Missouri-based Arch Coal is proposing a debt-for-equity swap with first-lien lenders holding more than 50 percent of the company’s first-lien $1.9 billion debt. The move would, the company says, essentially leave most of the company in the  hands those lenders. Other creditors owed billions of dollars would be allowed other options.

Arch’s inability to avoid a bankruptcy through debt exchange prompted the company to issue warnings that it would be forced to file Chapter 11.

“After carefully evaluating our options, we determined that implementing these agreements through a court-supervised process represents the best way to solidify our financial position and strengthen our balance sheet,” Chairman and Chief Executive John W. Eaves said in a Monday statement.

Some unsecured creditors claim that the company’s top lenders have shirked their responsibilities to be beholden to the out-of-court restructuring.

Arch Coal claims that the $650 million it still has in the bank, along with the $275 million it acquired via bankruptcy loans would allow it to continue mining.

Arch’s debt — unlike debt from the top-ranking coal companies, which has been selling for 43-and-a-half cents on the dollar — has gone for less than a penny on the dollar, Arch company chief financial officer John Drexler said the Chapter 11 filing.

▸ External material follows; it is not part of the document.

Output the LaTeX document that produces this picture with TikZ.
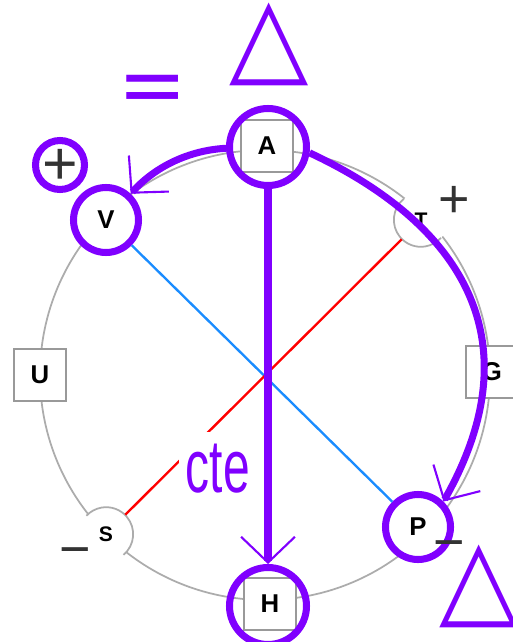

The company’s Chapter 11 plan, Drexler said, “provides unsecured creditors with an opportunity for a recovery even though, in light of the company’s highly-leveraged capital structure, they might otherwise receive no recovery at all.”

Arch Coal’s decision to file for bankruptcy dredges up memories from the 2008 election when then-candidate Barack Obama told the San Francisco Chronicle his policies would one day bankrupt the coal industry.

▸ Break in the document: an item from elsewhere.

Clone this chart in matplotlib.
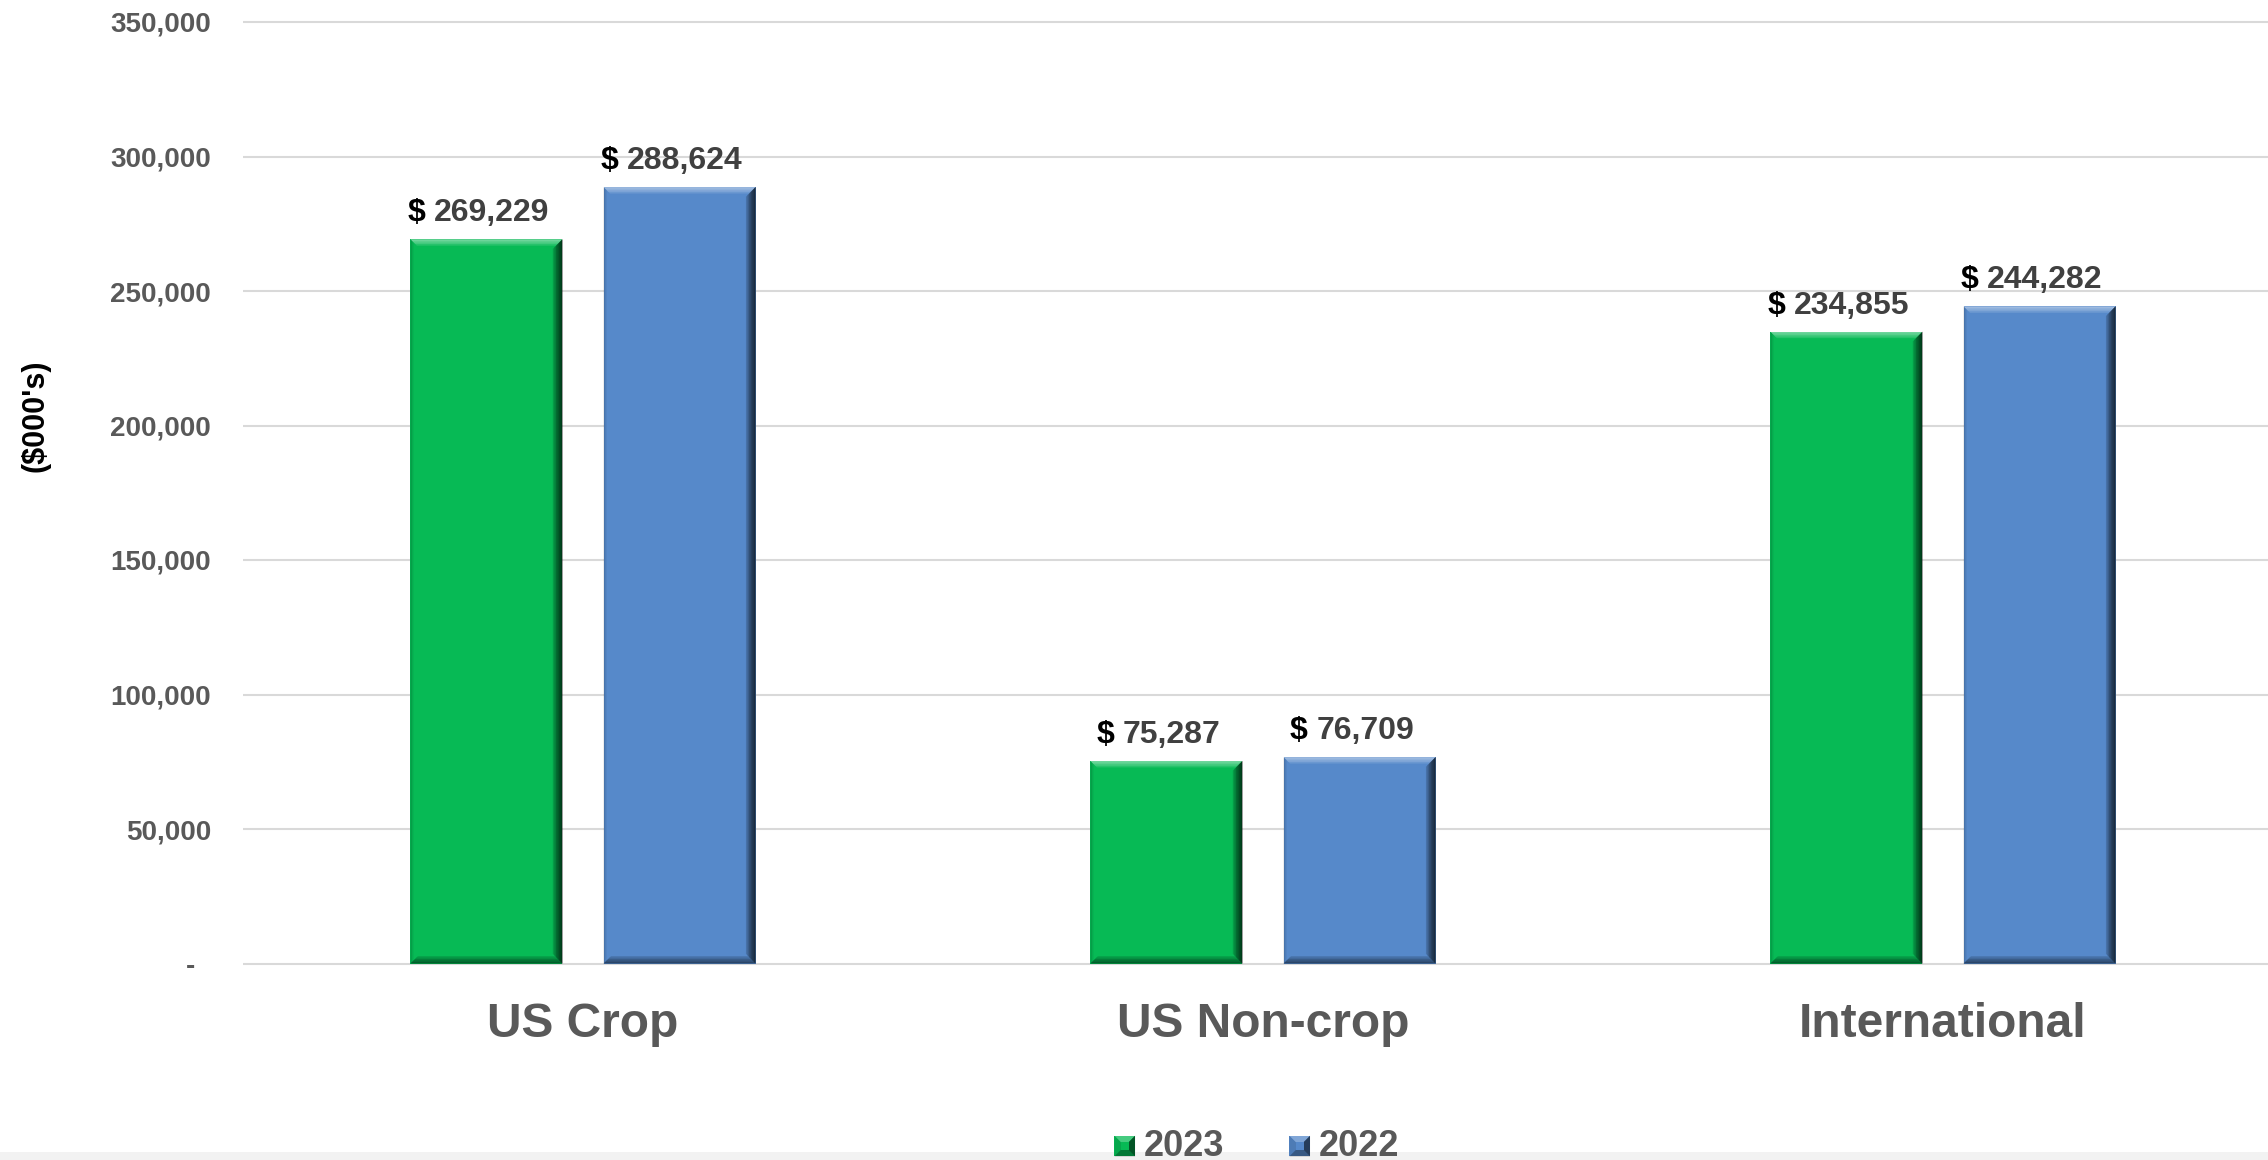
import numpy as np
import matplotlib.pyplot as plt
import matplotlib.transforms as mtransforms
from matplotlib.patches import Polygon, Rectangle, Patch
from matplotlib.legend_handler import HandlerBase
from matplotlib.offsetbox import TextArea, HPacker, AnnotationBbox

# sales by segment, $000's
categories = ["US Crop", "US Non-crop", "International"]
sales_2023 = [269229, 75287, 234855]
sales_2022 = [288624, 76709, 244282]
series_names = ["2023", "2022"]
yticks = [0, 50000, 100000, 150000, 200000, 250000, 300000, 350000]
ytick_labels = ["-", "50,000", "100,000", "150,000", "200,000",
                "250,000", "300,000", "350,000"]

plt.rcParams['font.family'] = ['Liberation Sans', 'DejaVu Sans']
plt.rcParams['font.weight'] = 'bold'

W, H = 2268, 1160
fig = plt.figure(figsize=(W / 100, H / 100), dpi=100)

ymin, ymax = -2000, 355000
ppu = 134.5 / 50000          # pixels per dollar unit on the y axis
ax_bottom = 196.5 - (0 - ymin) * ppu
ax_height = (ymax - ymin) * ppu
ax = fig.add_axes([243 / W, ax_bottom / H, 2040 / W, ax_height / H])
ax.set_xlim(-0.5, 2.5)
ax.set_ylim(ymin, ymax)

green = "#07ba55"
blue = "#5689ca"
grid_c = "#d9d9d9"
txt_c = "#595959"

width = 0.2235
offset = 0.142
x = np.arange(len(categories))

# bevel sizes in pixels -> data units
bx = 3.0 / 2040
by = 1.0 / ppu


def bevel_bar(xc, h, face):
    x0, x1 = xc - width / 2, xc + width / 2
    y0, y1 = 0, h
    ax.add_patch(Rectangle((x0, y0), width, h, facecolor=face,
                           edgecolor="none", zorder=2))
    # top highlight
    for k in range(1, 5):
        t = 1.6 * k
        ax.add_patch(Polygon([(x0, y1), (x1, y1), (x1 - t * bx, y1 - t * by),
                              (x0 + t * bx, y1 - t * by)],
                             closed=True, facecolor="white", alpha=0.13,
                             edgecolor="none", zorder=3))
    # right shadow
    for k in range(1, 7):
        t = 1.6 * k
        ax.add_patch(Polygon([(x1, y1), (x1, y0), (x1 - t * bx, y0 + t * by),
                              (x1 - t * bx, y1 - t * by)],
                             closed=True, facecolor="black", alpha=0.17,
                             edgecolor="none", zorder=3))
    # bottom shadow
    for k in range(1, 6):
        t = 1.5 * k
        ax.add_patch(Polygon([(x0, y0), (x1, y0), (x1 - t * bx, y0 + t * by),
                              (x0 + t * bx, y0 + t * by)],
                             closed=True, facecolor="black", alpha=0.12,
                             edgecolor="none", zorder=3))
    # left edge
    for k in range(1, 3):
        t = 1.5 * k
        ax.add_patch(Polygon([(x0, y0), (x0, y1), (x0 + t * bx, y1 - t * by),
                              (x0 + t * bx, y0 + t * by)],
                             closed=True, facecolor="black", alpha=0.08,
                             edgecolor="none", zorder=3))


def value_label(xc, h):
    parts = [TextArea("$", textprops=dict(color="black", fontsize=23,
                                          fontweight="bold")),
             TextArea(f"{h:,}", textprops=dict(color="#404040", fontsize=23,
                                               fontweight="bold"))]
    box = HPacker(children=parts, align="baseline", pad=0, sep=6)
    ab = AnnotationBbox(box, (xc, h), xybox=(-5.5, 8), xycoords="data",
                        boxcoords="offset points", box_alignment=(0.5, 0),
                        frameon=False, pad=0, zorder=4)
    ax.add_artist(ab)


class BevelSquare(HandlerBase):
    # small beveled square used as legend key
    def create_artists(self, legend, orig, xd, yd, w, h, fontsize, trans):
        face = orig.get_facecolor()
        s = min(w, h)
        x0, y0 = xd + (w - s) / 2, yd + (h - s) / 2
        x1, y1 = x0 + s, y0 + s
        b = s * 0.3
        cx, cy = (x0 + x1) / 2, (y0 + y1) / 2
        arts = [Rectangle((x0, y0), s, s, facecolor=face, edgecolor="none",
                          transform=trans)]
        tri = [([(x0, y1), (x1, y1), (cx, cy)], "white", 0.25),
               ([(x1, y1), (x1, y0), (cx, cy)], "black", 0.55),
               ([(x0, y0), (x1, y0), (cx, cy)], "black", 0.35),
               ([(x0, y0), (x0, y1), (cx, cy)], "black", 0.1)]
        for pts, c, a in tri:
            arts.append(Polygon(pts, closed=True, facecolor=c, alpha=a,
                                edgecolor="none", transform=trans))
        arts.append(Rectangle((x0 + b, y0 + b), s - 2 * b, s - 2 * b,
                              facecolor=face, edgecolor="none",
                              transform=trans))
        return arts


for xi, v in zip(x - offset, sales_2023):
    bevel_bar(xi, v, green)
    value_label(xi, v)
for xi, v in zip(x + offset, sales_2022):
    bevel_bar(xi, v, blue)
    value_label(xi, v)

ax.set_yticks(yticks)
ax.set_yticklabels(ytick_labels)
ax.set_xticks(x)
ax.set_xticklabels(categories)
ax.tick_params(axis="y", length=0, pad=23, labelsize=20, labelcolor=txt_c)
ax.tick_params(axis="x", length=0, pad=24, labelsize=34.5, labelcolor=txt_c)
for lab in ax.get_xticklabels() + ax.get_yticklabels():
    lab.set_fontweight("bold")
zero_lab = ax.get_yticklabels()[0]
zero_lab.set_transform(zero_lab.get_transform() +
                       mtransforms.ScaledTranslation(-0.16, 0, fig.dpi_scale_trans))

for yt in yticks:
    ax.axhline(yt, color=grid_c, linewidth=1.5, zorder=1)
for s in ax.spines.values():
    s.set_visible(False)

fig.text(35 / W, 1 - 416 / H, "($000's)", rotation=90, ha="center",
         va="center", fontsize=22, fontweight="bold", color="black")

# thin grey band along the bottom edge
fig.patches.append(Rectangle((0, 0), 1, 8 / H, transform=fig.transFigure,
                             facecolor="#f2f2f2", edgecolor="none", zorder=0))

handles = [Patch(facecolor=green), Patch(facecolor=blue)]
leg = fig.legend(handles, series_names, loc="center",
                 bbox_to_anchor=(1257 / W, 1 - 1146 / H), ncol=2,
                 frameon=False, fontsize=26, labelcolor=txt_c,
                 handlelength=0.57, handleheight=0.57, handletextpad=0.25,
                 columnspacing=1.8, borderpad=0, borderaxespad=0,
                 handler_map={Patch: BevelSquare()})
for t in leg.get_texts():
    t.set_fontweight("bold")
leg.set_zorder(5)

fig.savefig("out.png", dpi=100)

“So if somebody wants to build a coal-powered plant, they can; it’s just that it will bankrupt them because they’re going to be charged a huge sum for all that greenhouse gas that’s being emitted,” Obama told the Chronicle.

Coal power plants fare getting stiff competition from natural gas companies. In fact, the new, cleaner fossil fuel, has replaced coal as the country’s primary source for electricity for at least a portion of last year.

“Thirty percent of our coal plants’ cost is in transportation,” Duke’s Thomas Williams, told the Washington Post last year.

He added: “It’s rail to bring the coal from the mines to the plants. With gas at two and a half bucks or two bucks, incredibly low, it’s way in the money compared to coal.”

In the wake of the sea change in how Americans acquire electricity has forced coal power plants, like Arch, to scale back by shedding coal mines and employees.